Kansas City, MO | July, 2012 – The Kauffman Center for the Performing Arts is the centerpiece of Kansas City’s downtown revival. The futuristic 285,000-square-foot, $413 million project links the city’s downtown center with its landmark Crossroads Arts and Power & Light Districts, and is home to the Kansas City Symphony, Kansas City Ballet, and the Lyric Opera of Kansas City.

The two performance spaces – Muriel Kauffman Theatre and Helzberg Hall – were designed by renowned architect Moshe Safdie. Both were created using ultra-modern, sound-isolating building-within-a-building construction; a foundation, walls, and roof surrounded by fully independent foundation, walls, and roof.

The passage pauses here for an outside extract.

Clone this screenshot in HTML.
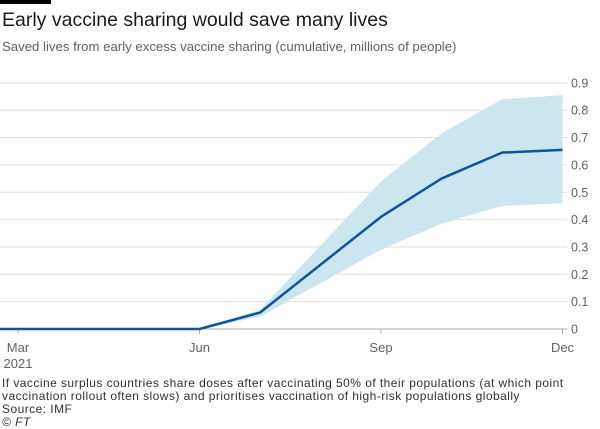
<!DOCTYPE html>
<html><head><meta charset="utf-8"><style>
body{margin:0;width:600px;height:428px;background:#fff;font-family:"Liberation Sans",sans-serif;position:relative;overflow:hidden;color:#33302e}
.abs{position:absolute}
</style></head><body>
<div class="abs" style="left:0;top:0;width:51px;height:4px;background:#000"></div>
<div class="abs" style="left:2px;top:9px;font-size:19.5px;color:#1a1a1a;white-space:nowrap">Early vaccine sharing would save many lives</div>
<div class="abs" style="left:2px;top:39px;font-size:13.2px;color:#66605c;white-space:nowrap">Saved lives from early excess vaccine sharing (cumulative, millions of people)</div>
<svg class="abs" style="left:0;top:0" width="600" height="428" id="chart"></svg>
<div class="abs" style="left:2px;top:377px;font-size:12px;letter-spacing:0.45px;line-height:13px;color:#33302e;white-space:nowrap">If vaccine surplus countries share doses after vaccinating 50% of their populations (at which point<br>vaccination rollout often slows) and prioritises vaccination of high-risk populations globally<br>Source: IMF<br><i>© FT</i></div>
<script>
const months=[0,1,2,3,4,5,6,7,8,9];
const central=[0,0,0,0,0.06,null,0.41,0.55,0.645,0.655];
const bandMonths=[3,4,6,7,8,9];
const upper=[0,0.07,0.54,0.715,0.84,0.855];
const lower=[0,0.045,0.29,0.385,0.45,0.46];
const yTicks=[0,0.1,0.2,0.3,0.4,0.5,0.6,0.7,0.8,0.9];
const yTickLabels=["0","0.1","0.2","0.3","0.4","0.5","0.6","0.7","0.8","0.9"];
const xTickMonths=[0,3,6,9];
const xTickLabels=["Mar","Jun","Sep","Dec"];

const NS="http://www.w3.org/2000/svg";
const svg=document.getElementById('chart');
const x=m=>18+m*60.5;
const y=v=>329-v*273.5;
function mk(t,a){const e=document.createElementNS(NS,t);for(const k in a)e.setAttribute(k,a[k]);svg.appendChild(e);return e;}
yTicks.forEach((v,i)=>{
  const g=mk('line',{x1:0,x2:567,y1:y(v),y2:y(v),stroke:v===0?'#b3aca6':'#e6ddd5','stroke-width':1});
  
  
  const t=mk('text',{x:571,y:y(v)+4.5,'font-size':12.5,fill:'#66605c','font-family':'Liberation Sans, sans-serif'});
  t.textContent=yTickLabels[i];
  
  
});
xTickMonths.forEach((m,i)=>{
  const l=mk('line',{x1:x(m),x2:x(m),y1:329,y2:334,stroke:'#b3aca6'});
  
  
  const t=mk('text',{x:x(m),y:352,'font-size':13,fill:'#66605c','text-anchor':'middle','font-family':'Liberation Sans, sans-serif'});
  t.textContent=xTickLabels[i];
  
  
});
const yr=mk('text',{x:x(0),y:368,'font-size':13,fill:'#66605c','text-anchor':'middle','font-family':'Liberation Sans, sans-serif'});
yr.textContent='2021';


let d='';
bandMonths.forEach((m,i)=>{d+=(i?'L':'M')+x(m)+','+y(upper[i]);});
for(let i=bandMonths.length-1;i>=0;i--)d+='L'+x(bandMonths[i])+','+y(lower[i]);
const band=mk('path',{d:d+'Z',fill:'#cce6f0'});


let ld='M0,'+y(0);
months.forEach((m,i)=>{if(central[i]!==null)ld+='L'+x(m)+','+y(central[i]);});
const line=mk('path',{d:ld,fill:'none',stroke:'#0f5499','stroke-width':2.5,'stroke-linejoin':'round'});


</script>
</body></html>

The 1600-seat Helzberg Hall, home to the Kansas City Symphony, offers seating in a semi-circular “vineyard-style” configuration that surrounds more than 270 degrees of the massive 2700-square-foot stage, placing no seat more than 100 feet away.

Consultants Engineering Harmonics, whose team included Senior Consultant Martin Van Dijk, Associate Consultant Roger Gans, and designer Russ Noble, worked with Nagata Acoustics to design the sound system, which was installed by Claire Brothers. With the venue’s acoustics primarily designed for symphonic sound, the hall essentially called for dual systems – one for music, the other for voice intelligibility.

The main performance system is centered around Renkus-Heinz ST-Series reference point arrays, with left and right clusters of ST4, augmented by ST-2M cabinets.

Rear and side fills are amply covered with ST2-R and ST2-MR boxes, while TRX62H compact systems provide over balcony fills. A dozen PNX112 Subswoofers are built into the stage lip, while 72 Iconyx SSL drivers are built into a custom baffle inside the balcony for additional coverage.

The innovative voice reinforcement system utilizes three Iconyx IC16-5 digitally steered arrays. The three columns are arranged in a 360-degree configuration, with each column covering a 120-degree pattern. The “voice stick” is concealed in the ceiling, descending from its soffit inside the 100,000-lb acoustical reflector canopy above the stage.

The massive, seven-story glass enclosed lobby was also treated to Iconyx systems to help with spoken word intelligibility, with three more Ic16-R arrays concealed behind a metal grille.

“The Iconyx definitely helped to focus the sound in a very challenging environment,” says Claire Brothers Project Manager Dustin Goen. “I don’t see how it could have been done with any other kind of loudspeakers.”